A Guerra dos Brows
"J'entends des familles
comme la mienne,
qui tiennent tout de la déclaration des Droits de l'Homme".
Rimbaud, Une
saison en Enfer
I
Meus
avós eram gente analfabeta do campo; meus pais tiveram uma escolarização
elementar que lhes permitiu trabalhar como operários na indústria metalúrgica e têxtil. Como os mais afortunados da minha estirpe e
linhagem, fui miraculado pela universidade e passei a integrar a fração
superior da pequena-burguesia. Todavia, se o capital cultural acumulado pôde
ser convertido em certa posição social, também me levou a uma
atitude irônica, e muitas vezes hostil, face aos padrões culturais da
classe a que pertenço. De várias maneiras sou um trânsfuga e um
híbrido: sou o produto da herança rural ítalo-caipira-afro-baiana; da cultura de massas; da solidariedade do chão de fábrica, que era reproduzida pelos meninos e meninas no pátio da escola; do treino
intelectual na graduação e na pós-graduação; do convívio e comunhão com a pequena-burguesia
que trabalha no setor de serviços educacionais; do exercício crítico de scholar na
esfera privada. Assim era inevitável que, ao longo de toda a minha vida, estivesse metido nalguma trincheira durante a Guerra dos Brows.
Da
cultura lowbrow a que fui exposto quando criança e em parte da adolescência,
restou muito pouco. Os infantes marxistas da turma de 82 rapidamente aprendiam
a reconhecer nela os produtos espúrios da indústria cultural, mas o fato é que
nosso próprio marxismo estudantil também era nutrido por essa indústria: pelos volumes da coleção “Os Pensadores”; pelos livrinhos da série
“Primeiros Passos”; pelos episódios de “A Era da Incerteza” de John Kenneth Galbraith.

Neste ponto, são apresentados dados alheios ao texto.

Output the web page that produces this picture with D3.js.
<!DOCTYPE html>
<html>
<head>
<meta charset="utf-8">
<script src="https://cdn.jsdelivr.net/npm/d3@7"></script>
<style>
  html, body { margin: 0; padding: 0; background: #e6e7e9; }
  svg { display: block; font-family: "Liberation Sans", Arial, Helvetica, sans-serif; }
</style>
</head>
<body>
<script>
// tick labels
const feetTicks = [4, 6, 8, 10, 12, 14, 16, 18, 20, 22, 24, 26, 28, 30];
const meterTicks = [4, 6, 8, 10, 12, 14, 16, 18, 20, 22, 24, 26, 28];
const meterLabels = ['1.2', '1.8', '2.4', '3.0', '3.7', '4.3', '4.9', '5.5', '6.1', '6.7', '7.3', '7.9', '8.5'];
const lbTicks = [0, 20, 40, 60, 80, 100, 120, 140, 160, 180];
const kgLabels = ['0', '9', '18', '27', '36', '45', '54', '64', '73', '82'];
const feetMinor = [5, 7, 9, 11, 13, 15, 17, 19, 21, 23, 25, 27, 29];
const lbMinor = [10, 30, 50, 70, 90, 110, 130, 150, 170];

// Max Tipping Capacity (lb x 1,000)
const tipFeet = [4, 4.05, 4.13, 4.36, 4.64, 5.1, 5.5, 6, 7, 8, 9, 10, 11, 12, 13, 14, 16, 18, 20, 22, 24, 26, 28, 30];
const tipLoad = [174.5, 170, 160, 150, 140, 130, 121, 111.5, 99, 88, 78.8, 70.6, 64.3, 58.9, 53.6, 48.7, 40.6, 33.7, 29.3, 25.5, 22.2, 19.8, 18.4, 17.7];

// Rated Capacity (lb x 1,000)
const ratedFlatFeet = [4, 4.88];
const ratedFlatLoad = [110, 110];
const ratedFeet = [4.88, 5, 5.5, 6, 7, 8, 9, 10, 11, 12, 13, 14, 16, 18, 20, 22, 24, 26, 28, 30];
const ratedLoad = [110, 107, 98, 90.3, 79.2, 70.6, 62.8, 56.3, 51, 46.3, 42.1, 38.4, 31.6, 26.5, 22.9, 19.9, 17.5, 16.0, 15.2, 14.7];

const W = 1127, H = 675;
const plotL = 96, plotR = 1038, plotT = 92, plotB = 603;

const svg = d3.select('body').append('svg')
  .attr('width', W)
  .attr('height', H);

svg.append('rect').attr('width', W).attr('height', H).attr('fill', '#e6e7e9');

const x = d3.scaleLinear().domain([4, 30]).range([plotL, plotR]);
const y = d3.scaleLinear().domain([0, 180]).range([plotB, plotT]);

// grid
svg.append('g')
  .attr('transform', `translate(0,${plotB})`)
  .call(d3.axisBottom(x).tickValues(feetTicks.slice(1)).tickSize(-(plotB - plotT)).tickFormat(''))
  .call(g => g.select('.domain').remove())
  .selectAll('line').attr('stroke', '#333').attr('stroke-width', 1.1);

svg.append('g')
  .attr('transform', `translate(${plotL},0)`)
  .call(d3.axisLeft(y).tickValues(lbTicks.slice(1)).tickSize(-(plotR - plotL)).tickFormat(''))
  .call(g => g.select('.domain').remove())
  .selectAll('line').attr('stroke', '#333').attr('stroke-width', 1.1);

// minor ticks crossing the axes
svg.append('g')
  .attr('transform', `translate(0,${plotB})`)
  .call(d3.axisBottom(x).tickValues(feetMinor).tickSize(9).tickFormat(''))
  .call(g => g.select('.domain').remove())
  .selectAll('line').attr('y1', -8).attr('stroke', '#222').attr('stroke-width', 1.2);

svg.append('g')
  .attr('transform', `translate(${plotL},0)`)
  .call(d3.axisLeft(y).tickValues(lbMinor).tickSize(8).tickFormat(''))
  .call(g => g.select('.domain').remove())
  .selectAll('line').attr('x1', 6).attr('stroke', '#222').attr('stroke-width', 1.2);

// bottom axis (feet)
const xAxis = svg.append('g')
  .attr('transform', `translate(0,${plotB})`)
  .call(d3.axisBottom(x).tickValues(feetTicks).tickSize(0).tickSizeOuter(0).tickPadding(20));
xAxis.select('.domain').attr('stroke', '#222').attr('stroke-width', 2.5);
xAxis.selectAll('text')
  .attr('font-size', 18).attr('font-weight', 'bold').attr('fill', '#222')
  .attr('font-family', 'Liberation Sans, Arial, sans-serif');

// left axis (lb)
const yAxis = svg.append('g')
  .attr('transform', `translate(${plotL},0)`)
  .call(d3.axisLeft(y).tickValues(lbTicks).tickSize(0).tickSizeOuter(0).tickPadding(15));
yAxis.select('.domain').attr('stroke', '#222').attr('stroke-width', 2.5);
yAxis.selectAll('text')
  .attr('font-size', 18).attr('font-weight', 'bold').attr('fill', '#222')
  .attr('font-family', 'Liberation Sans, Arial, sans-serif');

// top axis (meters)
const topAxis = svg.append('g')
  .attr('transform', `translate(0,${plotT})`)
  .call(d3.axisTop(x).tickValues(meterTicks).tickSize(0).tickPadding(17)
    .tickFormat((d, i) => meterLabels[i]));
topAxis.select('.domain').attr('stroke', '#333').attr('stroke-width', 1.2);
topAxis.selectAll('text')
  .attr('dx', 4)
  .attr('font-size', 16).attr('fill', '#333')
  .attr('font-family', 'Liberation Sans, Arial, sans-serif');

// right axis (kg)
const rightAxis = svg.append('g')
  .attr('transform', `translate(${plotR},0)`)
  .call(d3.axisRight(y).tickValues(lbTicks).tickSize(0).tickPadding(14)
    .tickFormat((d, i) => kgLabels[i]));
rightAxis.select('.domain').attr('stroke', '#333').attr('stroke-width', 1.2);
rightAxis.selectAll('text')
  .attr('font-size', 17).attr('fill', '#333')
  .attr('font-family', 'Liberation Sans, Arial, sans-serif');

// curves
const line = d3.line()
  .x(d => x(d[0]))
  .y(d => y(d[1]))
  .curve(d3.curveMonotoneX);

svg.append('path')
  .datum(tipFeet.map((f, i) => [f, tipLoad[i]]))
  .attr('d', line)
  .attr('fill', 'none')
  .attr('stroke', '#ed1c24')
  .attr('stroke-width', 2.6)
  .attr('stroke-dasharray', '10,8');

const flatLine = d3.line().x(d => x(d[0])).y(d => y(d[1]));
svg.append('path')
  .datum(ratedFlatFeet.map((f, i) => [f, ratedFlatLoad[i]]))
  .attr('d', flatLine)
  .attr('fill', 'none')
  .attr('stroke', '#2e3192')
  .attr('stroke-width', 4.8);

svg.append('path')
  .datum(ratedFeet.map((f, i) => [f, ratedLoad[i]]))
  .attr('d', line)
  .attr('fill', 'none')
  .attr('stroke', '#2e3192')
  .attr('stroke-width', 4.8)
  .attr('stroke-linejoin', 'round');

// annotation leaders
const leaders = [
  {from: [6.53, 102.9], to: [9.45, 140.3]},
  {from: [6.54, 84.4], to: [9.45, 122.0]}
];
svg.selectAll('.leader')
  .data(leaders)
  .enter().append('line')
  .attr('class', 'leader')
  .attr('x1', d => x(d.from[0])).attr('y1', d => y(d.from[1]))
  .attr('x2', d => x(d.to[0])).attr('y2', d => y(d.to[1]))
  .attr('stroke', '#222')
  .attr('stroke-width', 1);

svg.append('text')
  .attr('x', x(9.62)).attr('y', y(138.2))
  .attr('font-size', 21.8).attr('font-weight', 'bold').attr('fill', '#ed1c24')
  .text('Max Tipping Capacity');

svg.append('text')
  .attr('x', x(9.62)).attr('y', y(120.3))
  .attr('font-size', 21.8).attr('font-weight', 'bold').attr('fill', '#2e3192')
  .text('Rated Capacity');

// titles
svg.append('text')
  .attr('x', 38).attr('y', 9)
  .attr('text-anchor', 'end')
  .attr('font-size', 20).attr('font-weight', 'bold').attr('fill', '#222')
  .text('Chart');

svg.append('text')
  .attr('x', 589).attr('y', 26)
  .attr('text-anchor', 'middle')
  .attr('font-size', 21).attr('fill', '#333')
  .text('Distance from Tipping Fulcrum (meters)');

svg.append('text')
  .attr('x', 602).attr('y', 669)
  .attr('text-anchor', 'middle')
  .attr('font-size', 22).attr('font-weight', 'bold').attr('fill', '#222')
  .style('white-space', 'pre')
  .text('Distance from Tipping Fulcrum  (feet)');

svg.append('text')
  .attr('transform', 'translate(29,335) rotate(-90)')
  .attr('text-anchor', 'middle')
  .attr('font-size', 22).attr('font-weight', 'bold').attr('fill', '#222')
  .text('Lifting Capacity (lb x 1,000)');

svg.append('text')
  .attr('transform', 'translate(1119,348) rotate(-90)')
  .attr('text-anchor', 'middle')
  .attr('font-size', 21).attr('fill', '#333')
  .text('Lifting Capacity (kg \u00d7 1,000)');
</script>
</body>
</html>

Enfim, por toda uma gama de
produtos de divulgação (ou “propaganda” como dirão os oponentes à direita) que compunha
a paisagem da esquerda middlebrow naquela época hoje remota.
Pelas
razões que acabo de expor, confesso que pertenço àquela grande família de
beneficiários dos fascículos da editora Abril, da enciclopédia Barsa e da Delta-Larousse, dos programas educativos da TV Cultura de São Paulo, da série
“Cosmos” de Carl Sagan, da revista "Planeta", dos programas musicais transmitidos a partir do SESC
Pompeia, das coleções de bolso da editora Brasiliense, do catálogo do Círculo
do Livro, das obras paradidáticas da editora Ática, dos "Concertos para a Juventude", das minisséries “Raízes” e “Holocausto” transmitidas pela Rede Globo, das palestras na biblioteca Mário de Andrade, dos clássicos nas edições baratas da Ediouro, da História da Filosofia Ocidental de
Bertrand Russell, do catolicismo de esquerda divulgado pela Editora Vozes. Eu
poderia passar muito tempo relembrando tudo o que aprendi imerso nesse caldo middlebrow ao qual eu devo meu ingresso no ensino superior, mas hoje não estou para reverências. Minha
intenção é mostrar quão limitante pode ser a cultura middlebrow e como ela
constitui um dos fatores do filistinismo.